**DATA EXCERPT**

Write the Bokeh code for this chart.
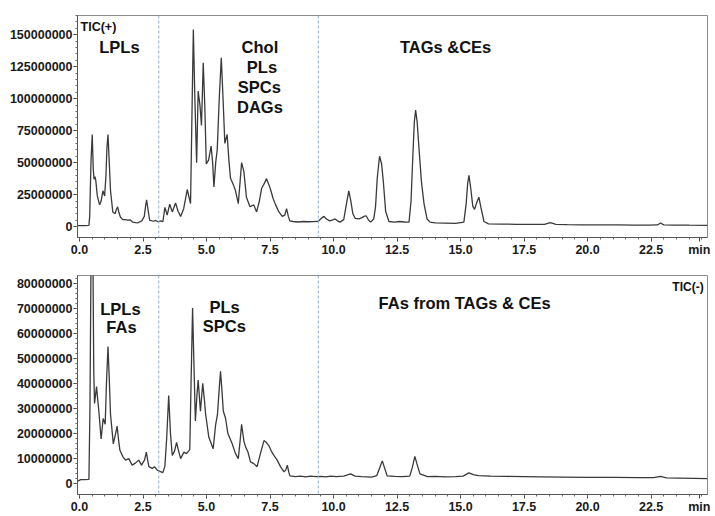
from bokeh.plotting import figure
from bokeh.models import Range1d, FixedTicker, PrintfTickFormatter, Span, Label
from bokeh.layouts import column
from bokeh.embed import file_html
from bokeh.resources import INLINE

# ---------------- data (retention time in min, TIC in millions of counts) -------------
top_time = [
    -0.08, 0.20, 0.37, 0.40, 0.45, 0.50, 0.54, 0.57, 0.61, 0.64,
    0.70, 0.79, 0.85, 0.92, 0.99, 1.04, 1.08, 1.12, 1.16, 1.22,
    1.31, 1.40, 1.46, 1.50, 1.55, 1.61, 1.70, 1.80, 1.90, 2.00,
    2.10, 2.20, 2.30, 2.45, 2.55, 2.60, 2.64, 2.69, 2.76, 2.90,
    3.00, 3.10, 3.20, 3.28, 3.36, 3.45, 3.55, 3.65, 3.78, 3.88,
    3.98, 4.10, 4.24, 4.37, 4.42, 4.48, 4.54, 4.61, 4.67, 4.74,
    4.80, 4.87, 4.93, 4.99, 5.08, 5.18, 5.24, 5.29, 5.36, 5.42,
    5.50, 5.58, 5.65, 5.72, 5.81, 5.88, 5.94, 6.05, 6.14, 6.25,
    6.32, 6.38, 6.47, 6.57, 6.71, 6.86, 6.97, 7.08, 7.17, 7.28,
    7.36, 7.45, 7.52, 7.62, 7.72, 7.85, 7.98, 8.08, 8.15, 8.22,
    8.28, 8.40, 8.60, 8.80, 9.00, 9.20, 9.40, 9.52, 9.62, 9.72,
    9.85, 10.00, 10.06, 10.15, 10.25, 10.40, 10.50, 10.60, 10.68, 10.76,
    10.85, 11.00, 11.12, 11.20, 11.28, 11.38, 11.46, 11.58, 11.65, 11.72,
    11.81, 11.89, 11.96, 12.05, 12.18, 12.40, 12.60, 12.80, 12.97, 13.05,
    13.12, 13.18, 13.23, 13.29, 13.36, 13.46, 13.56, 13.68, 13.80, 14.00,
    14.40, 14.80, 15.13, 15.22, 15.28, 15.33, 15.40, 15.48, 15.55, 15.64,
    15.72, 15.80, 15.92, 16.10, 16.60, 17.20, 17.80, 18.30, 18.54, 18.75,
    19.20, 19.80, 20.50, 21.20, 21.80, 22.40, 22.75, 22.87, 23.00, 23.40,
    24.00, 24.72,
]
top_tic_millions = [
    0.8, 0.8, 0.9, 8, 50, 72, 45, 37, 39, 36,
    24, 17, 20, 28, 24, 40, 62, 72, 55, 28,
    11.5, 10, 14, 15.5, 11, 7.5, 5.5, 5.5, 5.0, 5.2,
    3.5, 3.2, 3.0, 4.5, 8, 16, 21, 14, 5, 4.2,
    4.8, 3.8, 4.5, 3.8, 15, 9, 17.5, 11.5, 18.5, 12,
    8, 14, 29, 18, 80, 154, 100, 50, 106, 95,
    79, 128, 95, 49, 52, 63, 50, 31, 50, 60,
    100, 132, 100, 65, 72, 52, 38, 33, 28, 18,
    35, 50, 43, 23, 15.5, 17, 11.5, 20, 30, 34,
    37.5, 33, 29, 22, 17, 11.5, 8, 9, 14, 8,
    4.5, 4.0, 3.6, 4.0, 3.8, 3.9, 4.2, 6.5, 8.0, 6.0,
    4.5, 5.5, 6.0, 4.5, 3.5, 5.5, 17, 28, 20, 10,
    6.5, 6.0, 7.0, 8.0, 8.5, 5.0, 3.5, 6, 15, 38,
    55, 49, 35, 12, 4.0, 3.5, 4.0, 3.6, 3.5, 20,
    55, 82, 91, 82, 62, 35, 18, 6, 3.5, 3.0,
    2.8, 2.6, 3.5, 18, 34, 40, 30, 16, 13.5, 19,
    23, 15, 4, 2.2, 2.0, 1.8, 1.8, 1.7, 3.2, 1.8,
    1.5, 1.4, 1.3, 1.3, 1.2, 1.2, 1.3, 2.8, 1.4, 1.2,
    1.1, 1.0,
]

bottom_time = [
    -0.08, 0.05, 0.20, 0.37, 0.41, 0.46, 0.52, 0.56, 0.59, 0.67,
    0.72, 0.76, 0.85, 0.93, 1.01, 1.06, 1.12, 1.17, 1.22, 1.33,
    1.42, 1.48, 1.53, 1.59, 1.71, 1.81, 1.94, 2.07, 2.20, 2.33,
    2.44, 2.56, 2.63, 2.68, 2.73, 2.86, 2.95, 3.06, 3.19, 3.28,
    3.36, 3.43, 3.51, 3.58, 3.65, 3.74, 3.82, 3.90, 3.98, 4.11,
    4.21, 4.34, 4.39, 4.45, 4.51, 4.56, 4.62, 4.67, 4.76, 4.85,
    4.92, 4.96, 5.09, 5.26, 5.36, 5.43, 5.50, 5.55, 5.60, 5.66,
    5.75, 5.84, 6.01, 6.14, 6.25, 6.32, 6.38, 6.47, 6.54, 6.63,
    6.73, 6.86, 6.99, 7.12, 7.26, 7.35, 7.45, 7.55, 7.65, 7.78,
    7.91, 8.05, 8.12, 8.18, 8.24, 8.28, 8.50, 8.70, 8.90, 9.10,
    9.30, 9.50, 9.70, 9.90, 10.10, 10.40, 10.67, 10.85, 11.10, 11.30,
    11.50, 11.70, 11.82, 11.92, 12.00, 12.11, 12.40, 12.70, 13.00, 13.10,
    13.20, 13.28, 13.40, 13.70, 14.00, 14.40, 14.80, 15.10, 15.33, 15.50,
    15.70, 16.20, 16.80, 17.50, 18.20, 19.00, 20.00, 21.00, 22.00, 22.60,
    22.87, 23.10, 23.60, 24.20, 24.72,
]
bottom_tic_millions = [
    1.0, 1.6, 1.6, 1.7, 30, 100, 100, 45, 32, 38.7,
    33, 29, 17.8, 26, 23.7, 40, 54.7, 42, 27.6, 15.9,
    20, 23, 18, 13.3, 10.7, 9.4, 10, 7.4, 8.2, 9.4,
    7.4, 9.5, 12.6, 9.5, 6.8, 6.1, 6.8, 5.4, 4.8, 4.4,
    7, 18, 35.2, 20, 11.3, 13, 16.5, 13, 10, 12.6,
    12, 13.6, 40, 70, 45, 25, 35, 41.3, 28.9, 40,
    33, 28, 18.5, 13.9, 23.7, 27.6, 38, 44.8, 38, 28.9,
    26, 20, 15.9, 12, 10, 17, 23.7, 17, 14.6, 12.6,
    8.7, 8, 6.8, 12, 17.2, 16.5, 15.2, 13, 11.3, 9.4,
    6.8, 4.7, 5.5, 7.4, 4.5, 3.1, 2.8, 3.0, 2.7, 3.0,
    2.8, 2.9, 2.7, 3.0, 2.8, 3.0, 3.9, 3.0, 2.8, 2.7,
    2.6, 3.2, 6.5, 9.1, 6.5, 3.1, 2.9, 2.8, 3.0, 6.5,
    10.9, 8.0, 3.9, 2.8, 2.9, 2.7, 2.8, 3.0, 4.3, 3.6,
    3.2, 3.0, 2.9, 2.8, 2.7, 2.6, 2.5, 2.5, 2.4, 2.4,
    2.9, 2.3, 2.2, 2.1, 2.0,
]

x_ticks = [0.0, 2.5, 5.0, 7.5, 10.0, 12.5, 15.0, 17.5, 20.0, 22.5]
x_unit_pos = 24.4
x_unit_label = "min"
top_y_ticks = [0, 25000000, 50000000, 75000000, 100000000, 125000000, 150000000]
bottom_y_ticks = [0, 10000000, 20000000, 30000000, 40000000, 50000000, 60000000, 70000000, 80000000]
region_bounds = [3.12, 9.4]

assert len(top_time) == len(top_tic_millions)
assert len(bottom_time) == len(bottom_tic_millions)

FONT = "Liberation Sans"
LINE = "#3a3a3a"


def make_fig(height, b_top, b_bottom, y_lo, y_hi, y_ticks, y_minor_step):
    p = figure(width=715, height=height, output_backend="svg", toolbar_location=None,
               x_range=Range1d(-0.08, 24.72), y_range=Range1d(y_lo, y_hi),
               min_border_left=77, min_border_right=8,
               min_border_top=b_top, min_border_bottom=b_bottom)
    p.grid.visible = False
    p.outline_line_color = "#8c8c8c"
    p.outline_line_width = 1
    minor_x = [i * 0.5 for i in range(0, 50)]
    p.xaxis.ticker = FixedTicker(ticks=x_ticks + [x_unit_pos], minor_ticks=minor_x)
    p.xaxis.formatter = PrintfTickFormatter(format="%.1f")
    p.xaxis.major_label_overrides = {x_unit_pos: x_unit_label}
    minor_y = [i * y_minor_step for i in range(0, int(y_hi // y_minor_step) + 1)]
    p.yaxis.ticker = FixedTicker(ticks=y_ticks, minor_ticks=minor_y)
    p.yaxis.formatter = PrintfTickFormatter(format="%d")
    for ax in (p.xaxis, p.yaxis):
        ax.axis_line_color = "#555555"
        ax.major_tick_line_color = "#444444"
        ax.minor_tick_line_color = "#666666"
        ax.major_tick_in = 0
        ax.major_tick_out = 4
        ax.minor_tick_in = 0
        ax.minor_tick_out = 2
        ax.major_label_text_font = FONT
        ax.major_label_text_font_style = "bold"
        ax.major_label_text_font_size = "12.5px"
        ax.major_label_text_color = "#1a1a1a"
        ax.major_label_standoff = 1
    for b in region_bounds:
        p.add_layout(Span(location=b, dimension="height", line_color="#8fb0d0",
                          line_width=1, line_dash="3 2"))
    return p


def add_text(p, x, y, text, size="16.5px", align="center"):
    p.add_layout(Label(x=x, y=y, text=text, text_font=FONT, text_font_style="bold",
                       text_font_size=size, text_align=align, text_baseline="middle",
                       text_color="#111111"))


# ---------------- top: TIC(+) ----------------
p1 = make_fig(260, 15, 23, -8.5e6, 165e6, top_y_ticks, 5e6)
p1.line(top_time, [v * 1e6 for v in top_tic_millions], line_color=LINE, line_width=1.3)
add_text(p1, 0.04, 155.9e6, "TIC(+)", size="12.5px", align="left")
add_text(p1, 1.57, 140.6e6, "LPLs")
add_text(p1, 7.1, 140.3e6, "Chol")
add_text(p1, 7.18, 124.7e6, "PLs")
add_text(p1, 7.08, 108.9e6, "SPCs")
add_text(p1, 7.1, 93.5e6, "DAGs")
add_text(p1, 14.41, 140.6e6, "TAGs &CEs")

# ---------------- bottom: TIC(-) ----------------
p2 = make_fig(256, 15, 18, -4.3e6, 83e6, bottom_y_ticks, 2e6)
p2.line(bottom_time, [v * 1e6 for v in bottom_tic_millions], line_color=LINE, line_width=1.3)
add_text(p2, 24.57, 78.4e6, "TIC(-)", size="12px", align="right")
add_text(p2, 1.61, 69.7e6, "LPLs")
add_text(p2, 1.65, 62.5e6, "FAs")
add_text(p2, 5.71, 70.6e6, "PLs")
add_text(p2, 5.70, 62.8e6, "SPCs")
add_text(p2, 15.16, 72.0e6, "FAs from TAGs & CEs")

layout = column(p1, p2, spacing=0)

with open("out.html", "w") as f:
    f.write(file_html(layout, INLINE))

**GIVEN TASK**
Write out each line of the listing above, exactly, from its first line to the line holding "from bokeh.resources import INLINE", inclusive. Skip the pictures.

**CORRECT ANSWER**
Write the Bokeh code for this chart.
from bokeh.plotting import figure
from bokeh.models import Range1d, FixedTicker, PrintfTickFormatter, Span, Label
from bokeh.layouts import column
from bokeh.embed import file_html
from bokeh.resources import INLINE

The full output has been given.